Booming new org serves food without asking questions
The nationwide organization Lasagna Love is a grassroots movement made from scratch, following the recipe of comfort food — in the form of homemade lasagna — shared one neighbor to another. “I love that it’s a simple way to meet a tangible need,” says local Lasagna Love volunteer Mary McClear. “No matter what you’re going through, you need to eat. It’s a beautiful thing, and an easy thing.”

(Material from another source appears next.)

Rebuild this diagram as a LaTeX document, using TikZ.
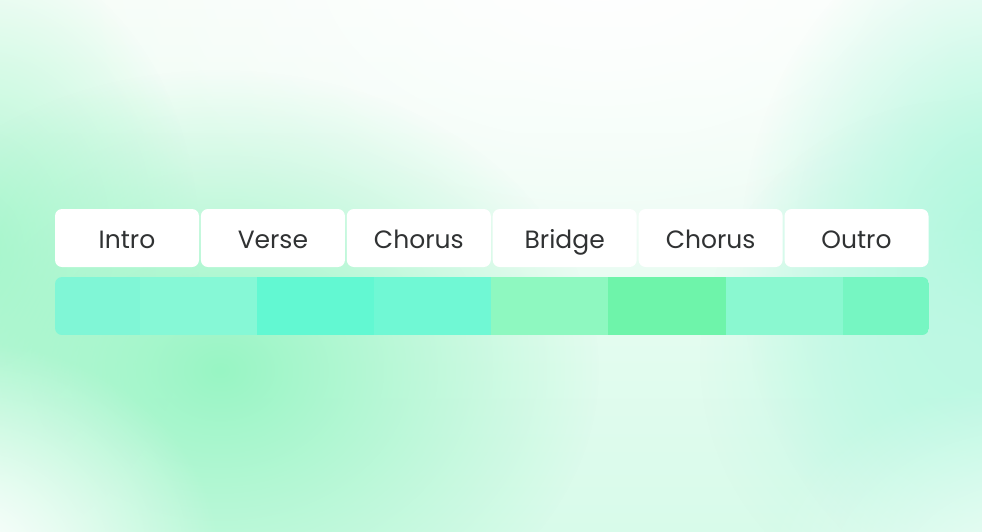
\documentclass[tikz,border=0pt]{standalone}
\usepackage{fontspec}
\setmainfont{Poppins}
\usetikzlibrary{positioning,fadings}

\definecolor{bgtop}{HTML}{F6FDF8}
\definecolor{bgmint}{HTML}{D8FBEA}
\definecolor{glowgreen}{HTML}{98F5C4}
\definecolor{glowaqua}{HTML}{A2F7D8}
\definecolor{textgray}{HTML}{303233}
\definecolor{segA}{HTML}{80F6D6}
\definecolor{segB}{HTML}{86F8D6}
\definecolor{segC}{HTML}{62F8D2}
\definecolor{segD}{HTML}{70F8D4}
\definecolor{segE}{HTML}{8EF8C0}
\definecolor{segF}{HTML}{6EF4AA}
\definecolor{segG}{HTML}{8AF8D0}
\definecolor{segH}{HTML}{76F6C2}

\tikzfading[name=glow, inner color=transparent!0, outer color=transparent!100]

\begin{document}
\begin{tikzpicture}[x=1pt, y=-1pt,
    partbox/.style={fill=white, rounded corners=7pt, minimum width=144pt,
        minimum height=58pt, inner sep=0pt, text=textgray,
        text height=20pt, text depth=0pt,
        font=\fontsize{25}{30}\selectfont},
    segbox/.style={minimum height=58pt, inner sep=0pt, anchor=north west}]

    % background
    \useasboundingbox (0,0) rectangle (982,531);
    \shade[top color=bgtop, bottom color=bgmint] (0,0) rectangle (982,531);
    \fill[white, path fading=glow] (600,-40) ellipse (560 and 360);
    \fill[glowgreen!80, path fading=glow] (-20,250) ellipse (220 and 300);
    \fill[glowgreen, path fading=glow] (220,370) ellipse (380 and 300);
    \fill[glowaqua, path fading=glow] (1000,260) ellipse (260 and 340);
    \fill[glowaqua!70, path fading=glow] (960,360) ellipse (260 and 260);
    \fill[white, path fading=glow] (-40,560) ellipse (260 and 220);
    \fill[white!60!bgmint, path fading=glow] (1040,580) ellipse (280 and 200);

    % song parts
    \node[partbox] (intro) at (127,238) {Intro};
    \node[partbox, right=1.5pt of intro] (verse) {Verse};
    \node[partbox, right=1.5pt of verse] (chorus1) {Chorus};
    \node[partbox, right=1.5pt of chorus1] (bridge) {Bridge};
    \node[partbox, right=1.5pt of bridge] (chorus2) {Chorus};
    \node[partbox, right=1.5pt of chorus2] (outro) {Outro};

    % colour bar
    \begin{scope}
        \clip[rounded corners=7pt] (55,277) rectangle (929,335);
        \foreach \c/\x/\w [count=\i] in {segA/55/85, segB/140/117, segC/257/117,
                segD/374/117, segE/491/117, segF/608/118, segG/726/117, segH/843/86}
            \node[segbox, fill=\c, minimum width=\w pt] (seg\i) at (\x,277) {};
    \end{scope}

\end{tikzpicture}
\end{document}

Lasagna Love was launched by Rhiannon Menn, a graduate of MIT’s business school who was living in San Diego at the start of the pandemic. She began to make and deliver meals to families in her neighborhood who were struggling emotionally, financially, or just feeling a bit too overwhelmed. The idea soon spread city to city, town to town, and to all 50 states — often as a way to express gratitude toward essential workers.
“I first heard about Lasagna Love on Good Morning America,” McClear recalls. “Then all of a sudden on Facebook, I saw that Henderson County had a chapter. I was like, ‘Oh my God, that’s so great, they’ve grown so much!’ You sign up, tell them how many lasagnas you want to make and how often, and volunteer coordinators get in touch. I’ll get an e-mail saying they matched me with someone, and then I’ll text that person and say, ‘Hey, when would you like your lasagna delivered this week?’” McClear says each pan of lasagna is family-sized (served in a 9×13-inch pan), and she’s adjusted ingredients to suit folks with dietary preferences like gluten-free or vegetarian.
To date, more than 80,000 home-cooked lasagnas have been delivered throughout America, in an effort that has positively impacted the lives of at least 300,000 people. Lasagna Love expects to continue to expand, even when COVID-19 is in the rearview mirror, thanks to the generosity and thoughtfulness of its 25,000-plus volunteer network.
“You don’t have to be suffering from anything major,” emphasizes McClear, reiterating that one of the goals of Lasagna Love is to remove any stigma that may be attached to the idea of asking a neighbor for help. “I’ve made lasagna for new moms and for people who lost their job — as well as for those who lost everything, including their pets, in a fire. I think people are maybe afraid to ask, and they need to feel it’s okay to do so. I really wish more people would.”
She adds that one of the main reasons she and her husband relocated to Henderson County two years ago was because the community offers so many rewarding ways to give back. “We were working with a realtor and said, ‘We just want to know what the volunteer opportunities are.’ It makes your life much richer, and volunteering for Lasagna Love makes me feel alive.”